#### Instruction
Exactly repeat the material, dropping only the pictures.

BEGIN Data shown

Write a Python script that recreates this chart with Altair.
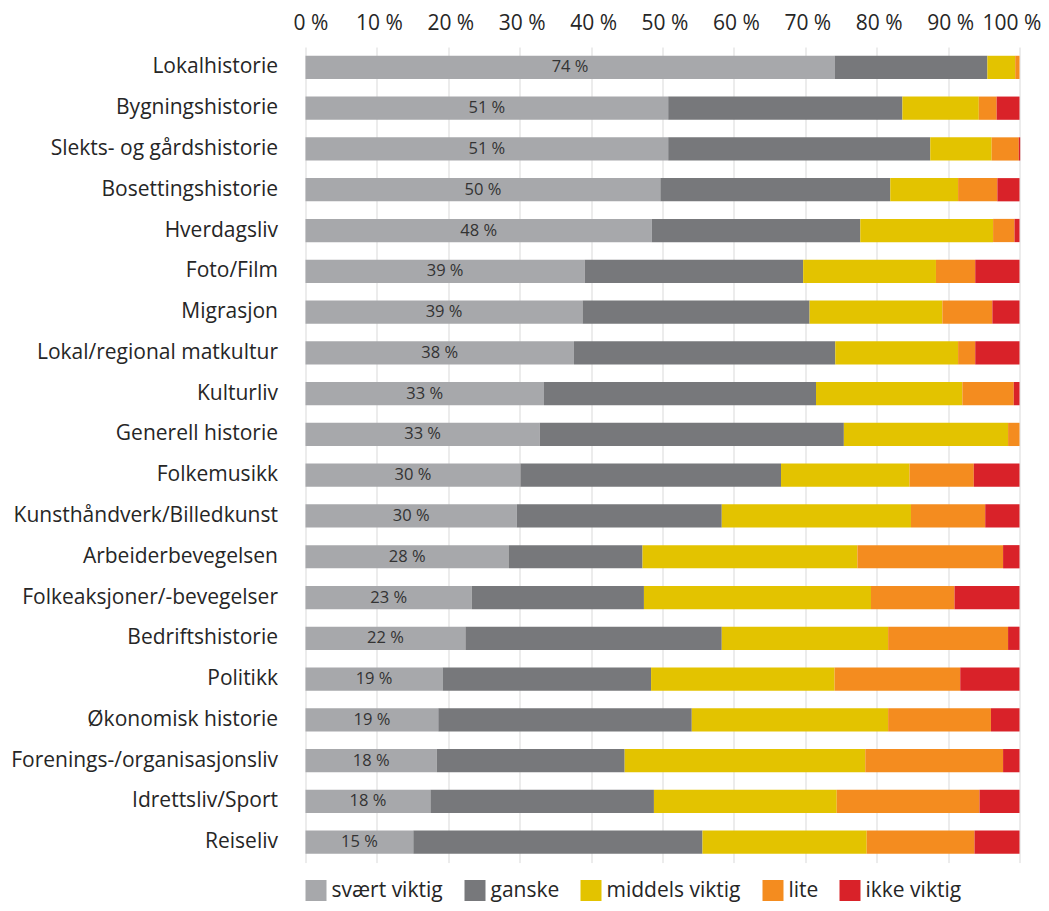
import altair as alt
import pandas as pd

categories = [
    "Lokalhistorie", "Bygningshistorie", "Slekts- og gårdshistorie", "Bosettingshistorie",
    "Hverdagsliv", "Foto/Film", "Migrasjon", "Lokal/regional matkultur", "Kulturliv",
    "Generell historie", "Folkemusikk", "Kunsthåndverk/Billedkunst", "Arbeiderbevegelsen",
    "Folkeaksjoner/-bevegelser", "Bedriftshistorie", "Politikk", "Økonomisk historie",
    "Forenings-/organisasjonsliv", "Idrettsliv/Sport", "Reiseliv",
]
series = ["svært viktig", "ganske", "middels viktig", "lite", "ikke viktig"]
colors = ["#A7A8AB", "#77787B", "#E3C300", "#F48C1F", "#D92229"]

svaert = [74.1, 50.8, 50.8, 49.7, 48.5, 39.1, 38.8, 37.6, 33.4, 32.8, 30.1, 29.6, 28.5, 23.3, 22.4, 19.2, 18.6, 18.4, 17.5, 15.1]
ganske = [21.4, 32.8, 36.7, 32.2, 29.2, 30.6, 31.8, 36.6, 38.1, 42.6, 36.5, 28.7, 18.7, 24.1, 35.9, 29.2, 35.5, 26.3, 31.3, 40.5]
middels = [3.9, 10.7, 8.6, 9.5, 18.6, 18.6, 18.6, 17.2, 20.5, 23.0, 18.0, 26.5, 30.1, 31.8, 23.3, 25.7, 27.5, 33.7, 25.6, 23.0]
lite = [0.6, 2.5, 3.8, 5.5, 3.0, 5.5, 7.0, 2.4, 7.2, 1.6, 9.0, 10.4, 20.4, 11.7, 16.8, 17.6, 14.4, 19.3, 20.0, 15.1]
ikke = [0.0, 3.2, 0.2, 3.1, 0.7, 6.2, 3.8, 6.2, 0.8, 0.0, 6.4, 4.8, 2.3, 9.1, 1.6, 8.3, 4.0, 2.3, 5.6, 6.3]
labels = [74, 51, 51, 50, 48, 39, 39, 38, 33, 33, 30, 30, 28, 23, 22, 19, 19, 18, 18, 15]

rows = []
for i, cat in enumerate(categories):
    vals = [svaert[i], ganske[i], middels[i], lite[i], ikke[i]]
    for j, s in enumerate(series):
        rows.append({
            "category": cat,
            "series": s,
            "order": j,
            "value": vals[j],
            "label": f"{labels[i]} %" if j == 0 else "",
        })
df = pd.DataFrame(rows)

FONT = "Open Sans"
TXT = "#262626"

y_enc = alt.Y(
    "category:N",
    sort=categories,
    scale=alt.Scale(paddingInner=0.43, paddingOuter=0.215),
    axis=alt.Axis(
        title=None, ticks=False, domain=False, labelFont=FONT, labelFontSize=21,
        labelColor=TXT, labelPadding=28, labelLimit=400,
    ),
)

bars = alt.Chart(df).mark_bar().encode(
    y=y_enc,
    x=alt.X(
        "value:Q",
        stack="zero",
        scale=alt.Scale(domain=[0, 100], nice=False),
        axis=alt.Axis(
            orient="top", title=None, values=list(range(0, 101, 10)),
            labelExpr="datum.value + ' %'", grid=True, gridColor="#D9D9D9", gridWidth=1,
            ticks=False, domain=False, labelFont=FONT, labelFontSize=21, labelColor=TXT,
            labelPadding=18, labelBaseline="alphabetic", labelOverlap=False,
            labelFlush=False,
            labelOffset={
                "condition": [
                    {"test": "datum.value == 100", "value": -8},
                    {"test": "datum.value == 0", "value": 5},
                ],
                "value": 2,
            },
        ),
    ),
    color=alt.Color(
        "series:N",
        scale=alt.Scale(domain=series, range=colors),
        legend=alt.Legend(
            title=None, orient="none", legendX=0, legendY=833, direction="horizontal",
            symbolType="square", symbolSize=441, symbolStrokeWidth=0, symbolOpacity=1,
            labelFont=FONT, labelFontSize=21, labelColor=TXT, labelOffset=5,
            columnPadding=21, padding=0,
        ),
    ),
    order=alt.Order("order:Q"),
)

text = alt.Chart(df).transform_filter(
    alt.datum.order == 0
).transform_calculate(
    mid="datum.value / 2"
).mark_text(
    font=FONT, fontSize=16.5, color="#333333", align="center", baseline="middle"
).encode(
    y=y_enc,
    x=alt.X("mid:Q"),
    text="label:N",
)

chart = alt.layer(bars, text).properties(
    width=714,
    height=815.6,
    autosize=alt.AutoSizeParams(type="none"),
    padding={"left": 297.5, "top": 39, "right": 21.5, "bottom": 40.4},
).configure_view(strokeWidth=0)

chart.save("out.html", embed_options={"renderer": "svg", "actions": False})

END Data shown

#### Expected answer
Write a Python script that recreates this chart with Altair.
import altair as alt
import pandas as pd

categories = [
    "Lokalhistorie", "Bygningshistorie", "Slekts- og gårdshistorie", "Bosettingshistorie",
    "Hverdagsliv", "Foto/Film", "Migrasjon", "Lokal/regional matkultur", "Kulturliv",
    "Generell historie", "Folkemusikk", "Kunsthåndverk/Billedkunst", "Arbeiderbevegelsen",
    "Folkeaksjoner/-bevegelser", "Bedriftshistorie", "Politikk", "Økonomisk historie",
    "Forenings-/organisasjonsliv", "Idrettsliv/Sport", "Reiseliv",
]
series = ["svært viktig", "ganske", "middels viktig", "lite", "ikke viktig"]
colors = ["#A7A8AB", "#77787B", "#E3C300", "#F48C1F", "#D92229"]

svaert = [74.1, 50.8, 50.8, 49.7, 48.5, 39.1, 38.8, 37.6, 33.4, 32.8, 30.1, 29.6, 28.5, 23.3, 22.4, 19.2, 18.6, 18.4, 17.5, 15.1]
ganske = [21.4, 32.8, 36.7, 32.2, 29.2, 30.6, 31.8, 36.6, 38.1, 42.6, 36.5, 28.7, 18.7, 24.1, 35.9, 29.2, 35.5, 26.3, 31.3, 40.5]
middels = [3.9, 10.7, 8.6, 9.5, 18.6, 18.6, 18.6, 17.2, 20.5, 23.0, 18.0, 26.5, 30.1, 31.8, 23.3, 25.7, 27.5, 33.7, 25.6, 23.0]
lite = [0.6, 2.5, 3.8, 5.5, 3.0, 5.5, 7.0, 2.4, 7.2, 1.6, 9.0, 10.4, 20.4, 11.7, 16.8, 17.6, 14.4, 19.3, 20.0, 15.1]
ikke = [0.0, 3.2, 0.2, 3.1, 0.7, 6.2, 3.8, 6.2, 0.8, 0.0, 6.4, 4.8, 2.3, 9.1, 1.6, 8.3, 4.0, 2.3, 5.6, 6.3]
labels = [74, 51, 51, 50, 48, 39, 39, 38, 33, 33, 30, 30, 28, 23, 22, 19, 19, 18, 18, 15]

rows = []
for i, cat in enumerate(categories):
    vals = [svaert[i], ganske[i], middels[i], lite[i], ikke[i]]
    for j, s in enumerate(series):
        rows.append({
            "category": cat,
            "series": s,
            "order": j,
            "value": vals[j],
            "label": f"{labels[i]} %" if j == 0 else "",
        })
df = pd.DataFrame(rows)

FONT = "Open Sans"
TXT = "#262626"

y_enc = alt.Y(
    "category:N",
    sort=categories,
    scale=alt.Scale(paddingInner=0.43, paddingOuter=0.215),
    axis=alt.Axis(
        title=None, ticks=False, domain=False, labelFont=FONT, labelFontSize=21,
        labelColor=TXT, labelPadding=28, labelLimit=400,
    ),
)

bars = alt.Chart(df).mark_bar().encode(
    y=y_enc,
    x=alt.X(
        "value:Q",
        stack="zero",
        scale=alt.Scale(domain=[0, 100], nice=False),
        axis=alt.Axis(
            orient="top", title=None, values=list(range(0, 101, 10)),
            labelExpr="datum.value + ' %'", grid=True, gridColor="#D9D9D9", gridWidth=1,
            ticks=False, domain=False, labelFont=FONT, labelFontSize=21, labelColor=TXT,
            labelPadding=18, labelBaseline="alphabetic", labelOverlap=False,
            labelFlush=False,
            labelOffset={
                "condition": [
                    {"test": "datum.value == 100", "value": -8},
                    {"test": "datum.value == 0", "value": 5},
                ],
                "value": 2,
            },
        ),
    ),
    color=alt.Color(
        "series:N",
        scale=alt.Scale(domain=series, range=colors),
        legend=alt.Legend(
            title=None, orient="none", legendX=0, legendY=833, direction="horizontal",
            symbolType="square", symbolSize=441, symbolStrokeWidth=0, symbolOpacity=1,
            labelFont=FONT, labelFontSize=21, labelColor=TXT, labelOffset=5,
            columnPadding=21, padding=0,
        ),
    ),
    order=alt.Order("order:Q"),
)

text = alt.Chart(df).transform_filter(
    alt.datum.order == 0
).transform_calculate(
    mid="datum.value / 2"
).mark_text(
    font=FONT, fontSize=16.5, color="#333333", align="center", baseline="middle"
).encode(
    y=y_enc,
    x=alt.X("mid:Q"),
    text="label:N",
)

chart = alt.layer(bars, text).properties(
    width=714,
    height=815.6,
    autosize=alt.AutoSizeParams(type="none"),
    padding={"left": 297.5, "top": 39, "right": 21.5, "bottom": 40.4},
).configure_view(strokeWidth=0)

chart.save("out.html", embed_options={"renderer": "svg", "actions": False})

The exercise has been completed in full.